Notícia de Luanda, em 1971 e 1972 (ver o meu livro A obra ao rubro de Herberto Helder, São Paulo, Escrituras, 2010), em que pratica a colagem com citações do jornal A Bola, reedita “Hormonas para Sísifo – VII”, de Manuel de Castro, por ocasião da sua morte, em 1971, evoca Marcel Duchamp, Salvador Dali e tantos outros. No jornal Expresso, publicou um poema em prosa sobre uma exposição de Cruzeiro Seixas. No Notícia de Luanda podemos ler ainda uma me mória das tertúlias no Café Gelo, em que lembra os jogos surrealistas que ali se praticavam e lamenta o destino de alguns companheiros: o Gonçalo Duarte e o António Gancho enlouqueceram, o João Rodrigues, o Manuel d’Assumpção e o Pressier suicidaram-se, o Luiz Pacheco e o Manuel de Castro entram e saem dos hospitais para fazer e desfazer curas de intoxicação alcoólica.

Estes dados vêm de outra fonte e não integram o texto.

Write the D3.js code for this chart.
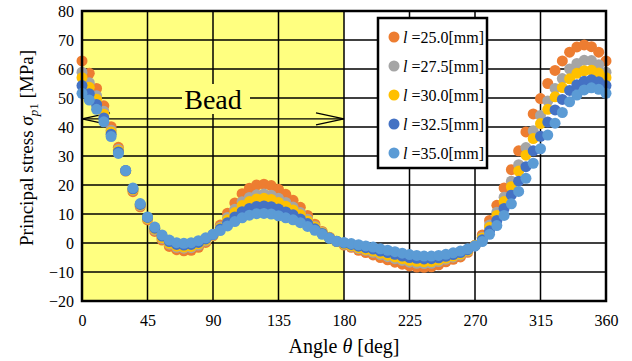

Alguns destes textos, e outros, figuram em Photomaton & Vox, um dos livros de Herberto Helder em que mais se evidenciam as suas tendências para um surrealismo temperamental, não-escolar. Se atentarmos nas principais diretriz es do movimento – collage, enumeração caótica, liberdade na criação de imagens, humor negro, situações extravagantes e modo insólito de contar, assunção do sexo e do erotismo, apologia do amor livre e da própria liberdade – verificamos que elas estão sempre presentes no

Ofício Cantante, bem como em Photomaton & Vox e Os Passos em Volta. Sérgio de Lima, no tomo 1 de A Aventura Surrealista (Vozes, 1995), recorda que André Breton considerava que o erotismo é o valor comum a todas as obras surrealistas. Face a tal declaração, e conhecendo tão bem a sensualidade da poesia herbertiana, resta concluir que o surrealismo agita profundamente a sua obra, apesar de o autor não ser   surrealista.

Herberto Helder é um poeta atento às ideias que giram à sua volta, por isso comungou alegremente, enquanto não se sentiu acorrentado a escolas, no que de novo apareceu e lhe era intrínseco: surrealismo, Poesia Experimental, e sobretudo beat         generation. Claudio Willer não separa a beat do surrealismo, ela nasce em resultado das mudanças que o movimento despoletou. Ora cumpre anotar que, mais forte do que o surrealismo, em Herberto Helder, é a sua afinidade com a geração beat. Tão forte e marginal à escolaridade, portanto tão visceral, que a sua biografia até se confunde, em certos passos de vagabundagem e trabalhos casuais, com a de Jack Kerouac.